I like to say (and often do, in speeches) that "98 percent of what you read in the Tribune is accurate. The exception is the 2 percent of which you have personal knowledge." I go on to explain that the nature of journalism is to synthesize and sometimes omit, as well as to translate for the broadest possible potential audience. Inevitably the people who have "personal knowledge" believe that the process has intentionally omitted, glossed over, downplayed, or misconstrued the single most important fact in the story, when in reality it may even have been the next graf in the old inverted pyramid.

This is part of what leads to lack of faith. The other part is another thing Steve refers to, and frankly this is not restricted to editorial departments. We became so complacent and confident in our community position and commercial success that we stopped listening to the community, at least at most major metros of which I am aware (though I hear similar gripes from people in Hilmar, California, or Wausa, Nebraska, to name two of my favorite small towns). Why did newspapers rush to embrace voicemail in the '80s? At the time, not so much for labor savings as for the interposition of another wall that "protected" us from being "bothered." I remember coming back to the Tribune from California after a business trip in the early 1990's and showing the editor of the paper that the San Jose Mercury News was running reporters' phone numbers in tag lines (yes, this was was an issue long before the Great Email Address Debate). "And what do you think would happen if we did that here?" he asked pointedly, so I took that point and let it drop.

Steve goes on:

Inviting the community into the tent doesn't undermine your credibility. It enhances your credibility.

It gives your professional journalists an opportunity to listen, to understand the points of view, the perceptions, the daily concerns of the people-formerly-known-as-the-audience.

It gives you an opportunity, if you take it, to make your journalism better, to make your newspaper better, to make what you do more connected with the community and more relevant to the community. It helps you avoid mistakes, especially mistakes of omission, and helps you discover and correct your mistakes of commission.

I've been saying in speeches to journalists and journalism students for years -- including a lecture I gave last month to the incoming freshmen at Medill -- that reading email and message boards and blog comments, and listening to readers/users in other ways, gives us so many more data points to include in our reporting that the outcome is better, more accurate stories -- and despite the challenges I list above, a primary responsibility of a journalist is to be accurate. From accuracy our opportunity to have a positive influences on our communities flows; without it, we're just another Photoshop shop.

Well, okay, I only added blogs to the list in the last 18 months. (Shows that even someone who has been working in the same place for 35 years can be adaptable, perhaps.)

Back to Steve:

The questions are: Will you benefit from that comment, or will you continue to drift away from your community? Will you take an active role in making that community conversation better, or will you allow it to fester into negativity? Will you accept that kind of responsibility?

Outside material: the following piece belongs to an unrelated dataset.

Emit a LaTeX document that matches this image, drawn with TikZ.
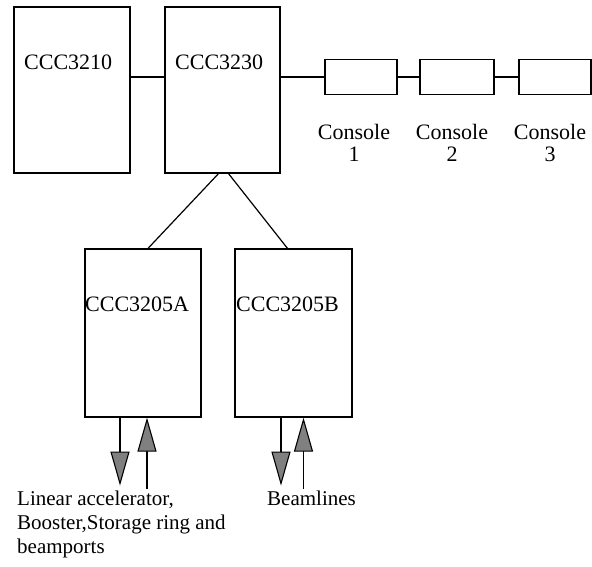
\documentclass[tikz,border=0pt]{standalone}
\usepackage{fontspec}
\setmainfont{Liberation Serif}
\usetikzlibrary{arrows.meta,calc}

\begin{document}
\begin{tikzpicture}[x=1pt,y=-1pt,
  crate/.style={draw,line width=1.2pt,inner sep=0pt},
  tag/.style={inner sep=0pt,font=\fontsize{22}{22}\selectfont},
  feed/.style={line width=1.1pt,-{Triangle[length=34pt,width=19pt,fill=black!50]}}]
\useasboundingbox (0,0) rectangle (592,567);

% crates
\node[crate,minimum width=116pt,minimum height=166pt] (c3210) at (72,90) {};
\node[crate,minimum width=115pt,minimum height=166pt] (c3230) at (222.5,90) {};
\node[crate,minimum width=116pt,minimum height=168pt] (c3205a) at (143,333) {};
\node[crate,minimum width=117pt,minimum height=168pt] (c3205b) at (293.5,333) {};
\node[tag,anchor=base west] (t3210) at (24,70) {CCC3210};
\node[tag,anchor=base west] (t3230) at (175,70) {CCC3230};
\node[tag,anchor=base west] (t3205a) at (85,311) {CCC3205A};
\node[tag,anchor=base west] (t3205b) at (236,311) {CCC3205B};

% consoles
\node[crate,minimum width=72pt,minimum height=35pt] (con1) at (361,77) {};
\node[crate,minimum width=74pt,minimum height=35pt] (con2) at (457,77) {};
\node[crate,minimum width=72pt,minimum height=35pt] (con3) at (555,77) {};
\node[tag,anchor=north,align=center] (l1) at (354,124) {Console\\1};
\node[tag,anchor=north,align=center] (l2) at (452,124) {Console\\2};
\node[tag,anchor=north,align=center] (l3) at (550,124) {Console\\3};

\draw[line width=1.2pt] (c3210.east |- con1.west) -- (c3230.west |- con1.west);
\draw[line width=1.2pt] (c3230.east |- con1.west) -- (con1.west);
\draw[line width=1.2pt] (con1.east) -- (con2.west);
\draw[line width=1.2pt] (con2.east) -- (con3.west);
\draw[line width=1.2pt] ($(c3230.south)+(-4,0)$) -- ($(c3205a.north)+(5,0)$);
\draw[line width=1.2pt] ($(c3230.south)+(6,0)$) -- ($(c3205b.north)+(-6,0)$);

% links to the machine and the beamlines
\coordinate (aout) at ($(c3205a.south)+(-23,68)$);
\coordinate (ain) at ($(c3205a.south)+(4,71)$);
\coordinate (bout) at ($(c3205b.south)+(-12.5,68)$);
\coordinate (bin) at ($(c3205b.south)+(10,71)$);
\draw[feed] (c3205a.south -| aout) -- (aout);
\draw[feed] (ain) -- (c3205a.south -| ain);
\draw[feed] (c3205b.south -| bout) -- (bout);
\draw[feed] (bin) -- (c3205b.south -| bin);

\node[anchor=north west,inner sep=0pt,align=left,font=\fontsize{21}{24}\selectfont] (mach) at (17,491)
  {Linear accelerator,\\Booster,Storage ring and\\beamports};
\node[anchor=north west,inner sep=0pt,font=\fontsize{21}{24}\selectfont] (beam) at (267,491) {Beamlines};
\end{tikzpicture}
\end{document}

Aren't the right answers -- for us as thinking people, for us as committed citizens of our communities, for us as employees of civic institutions whose continued viability depends on the right answers -- inherent? For once, I see no advantage in ambiguity.

Owen Youngman
http://owenyoungman.com

You're right on the money when you mention the thin claim of professional infallibility. In my experience in many different companies, I've come to cringe whenever someone called "looking for background on a story" or "just wanting a quote." I've seen horrendous misquotes that ran exactly contrary not just to what was actually said, but against everything we'd crafted our brand or product to stand for.

In one case, with a small company I'd once owned with my (now) ex-wife, we literally had a shareholder insurrection due to a misquote in a small newspaper, that managed to find itself in the hands of a disgruntled "investor" on the other side of the country.

The journalist in me wouldn't write an article that required edit privledges from someone quoted. The marketer in me wouldn't be quoted without edit privledge.